Our activities are mainly in three categories;
1. Environmental Monitoring
Ground Water Measurements. Once a month we measure the ground water levels in the nine boreholes installed in 1996.
River Wardens. A number of regular walkers send monthly reports about river conditions such as rubbish tips or other incidents
Invasive species monitoring. Himalayan Balsum, Giant Hogwood, Japanese Knotweed and Mink are all invasive species. We track the spread of these and encourage landowners to take remedial action.
River Fly Monitoring. The health of a river can be measured by the variety of species living in the river. Certain larvae are used as indicator species, and the number and quantity of species found gives a reliable guide to the condition of the river. If the numbers suddenly drop The Environment Agency would immediately investigate because it could indicate a pollution incident.
River flow monitoring. This hasn’t started yet, but we have agreed to do this as one way of measuring river improvement once abstraction is reduced.
All the above results are coordinated by us and sent to the Environment Agency. We have been working with the EA for 20 years. All the results are gathered by volunteers and we welcome new members.
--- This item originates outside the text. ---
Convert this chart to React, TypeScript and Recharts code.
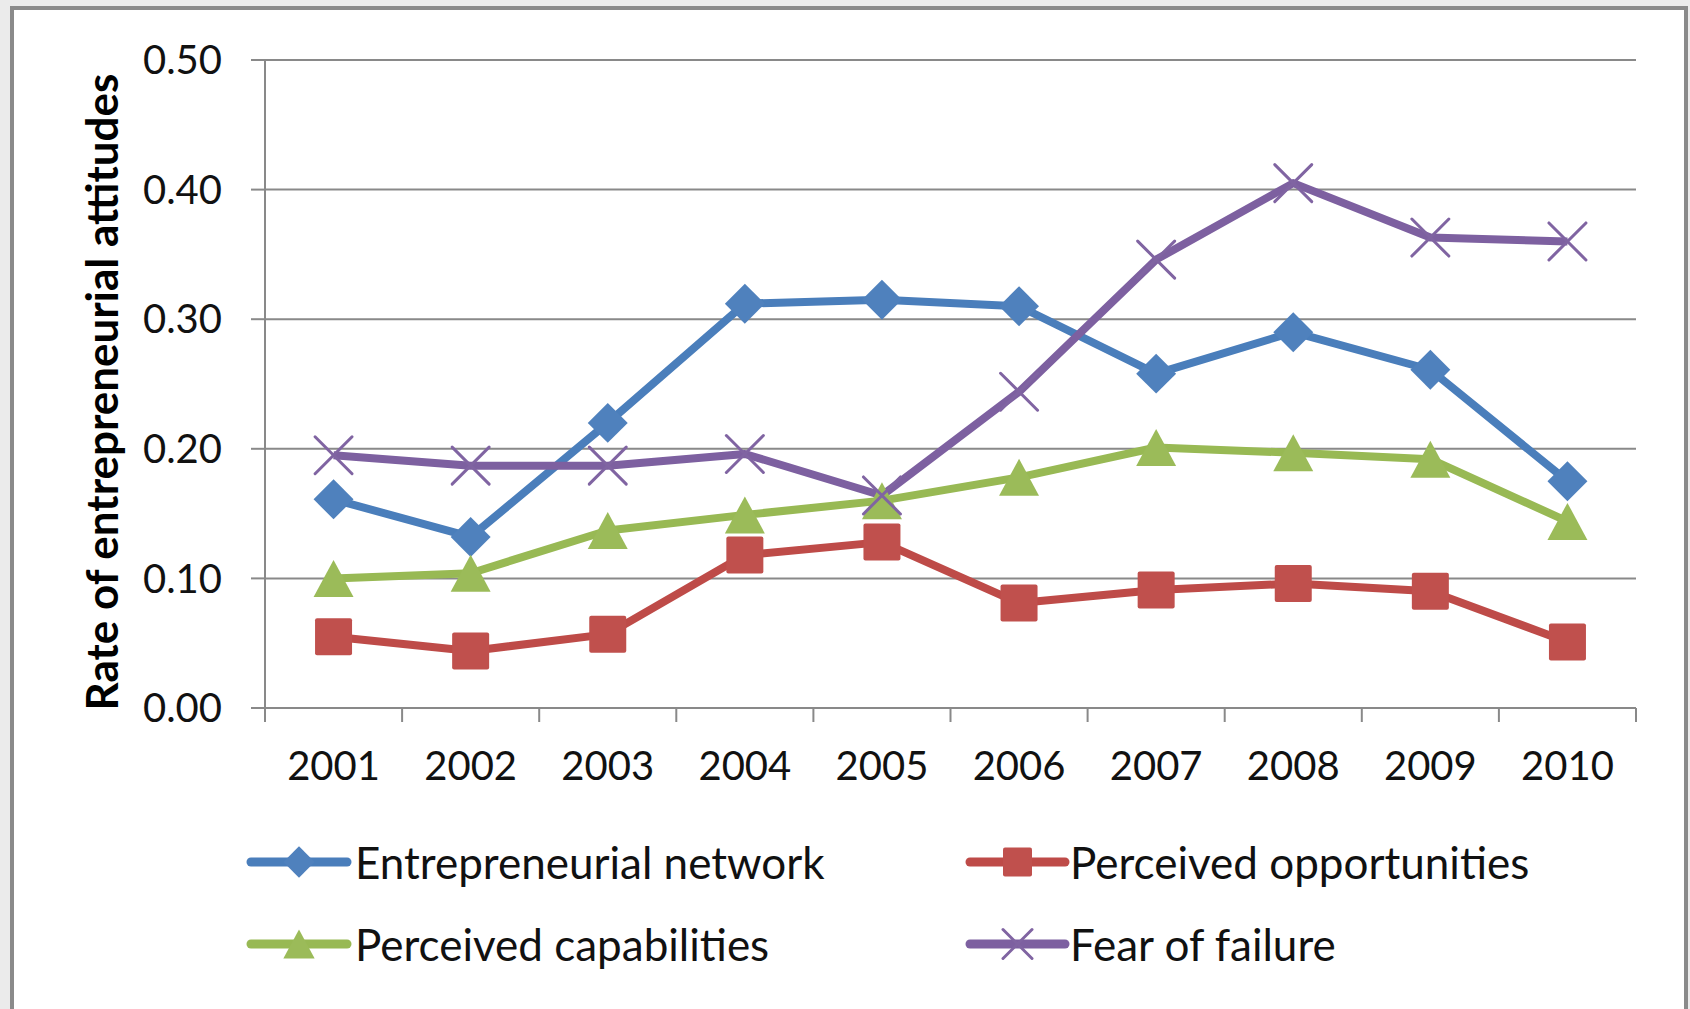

2. Catchment Management Plan
The Herts and Middlesex Wildlife Trust have produced a Catchment Management Plan for both the Beane and the Mimram. The RBRA are members of the Catchment team along with Affinity Water, the Environment Agency, Friends of the Mimram and the Countryside Management Service. Full details can be found at https://www.riverleacatchment.org.uk/index.php/river-about-us/the-river-beane-catchment-partnership
3. Water Vole Reintroduction. – 2020 Update
are considering the reintroduction of Water Voles to the River Beane. At present the Beane has no Water Voles, although there were some years ago. The H&MWT have successfully reintroduced Water Voles to the Stort, would like to repeat the exercise and RBRA has assisted.
This was expected to be a three year exercise following the large reduction in abstraction which took place in 2017 at the Whitehall Pump Station.
The initial activity revolved around ensuring that there were no mink in the Beane valley. Then the whole river valley was surveyed and the outcome recorded for the HMWT to decide which parts of the river might be suitable for a Water Vole reintroduction.
In parallel with this activity, Affinity Water in conjunction with the Woodhall Estate carried out river improvements around the Broadwater which had suffered a catastrophic bank collapse. That work is finished and the river is re-establishing itself in this area, although delayed by drought in 2019. HMWT have paused the Water Vole decisions until this area has settled.